Of the approximately $108 billion of natural and man-made catastrophe insured losses experienced during 2011 the Asia-Pacific region accounted for over two-thirds of them, according to data published by Guy Carpenter today. This broke a historical trend of U.S. based events dictating the movement of property catastrophe reinsurance pricing, something borne out by the large rate rises experienced in much of Asia-Pacific while the U.S. is seeing lower increases.
This trend, for insured loss totals to rise dramatically in the Asia-Pacific region, is one which is only going to increase as the region becomes better developed, insurance penetration rises and catastrophe events increasingly cost more for the global re/insurance market.
The Thai floods are an excellent example of this rising exposure. A similar flood event ten years ago would have been a very small loss event for the global re/insurance market compared to the $10 billion plus that is expected from this years flooding. In years to come a repeat flood event of this magnitude could cost a great deal more in insured losses.
This graph from Guy Carpenters report shows how the major events broke down across the four quarters of 2011 and compares each quarters losses to those of 2010.
David Flandro, Global Head of Business Intelligence, Guy Carpenter & Company, said; “The historical losses of 2011 revealed the spread of catastrophe exposures around the world – including in areas which have not historically been considered peak zones. Most large insured losses in 2011 happened outside of the United States, reinforcing the theme of the internationalization of losses and the importance of understanding exposures. Predictions that the La Niña event is likely to persist into 2012 and could again influence worldwide natural hazards next year add to the uncertainty.”

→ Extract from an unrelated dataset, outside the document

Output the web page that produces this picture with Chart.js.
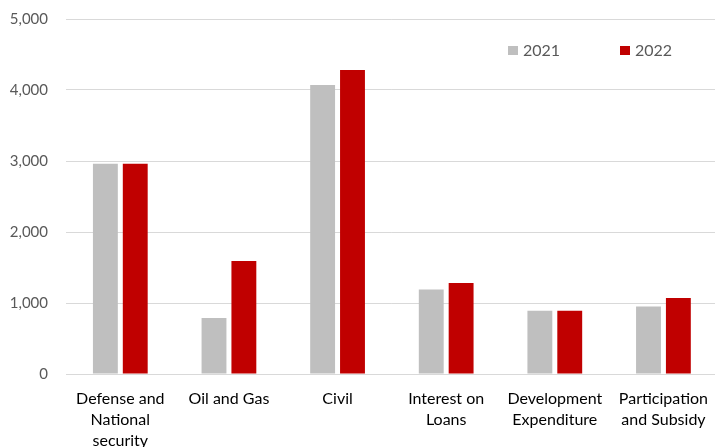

Of course the flipside to an increasing level of exposure and potential for loss in Asia-Pacific is that there is an opportunity for global re/insurers to acquire new business and write more premiums in the region. This trend will continue as the economies of Asian countries grow rapidly. This increase in re/insurance business in the region could also translate into an opportunity for the catastrophe bond market to step in to cover these peak perils, providing capital markets capacity to the growing exposures.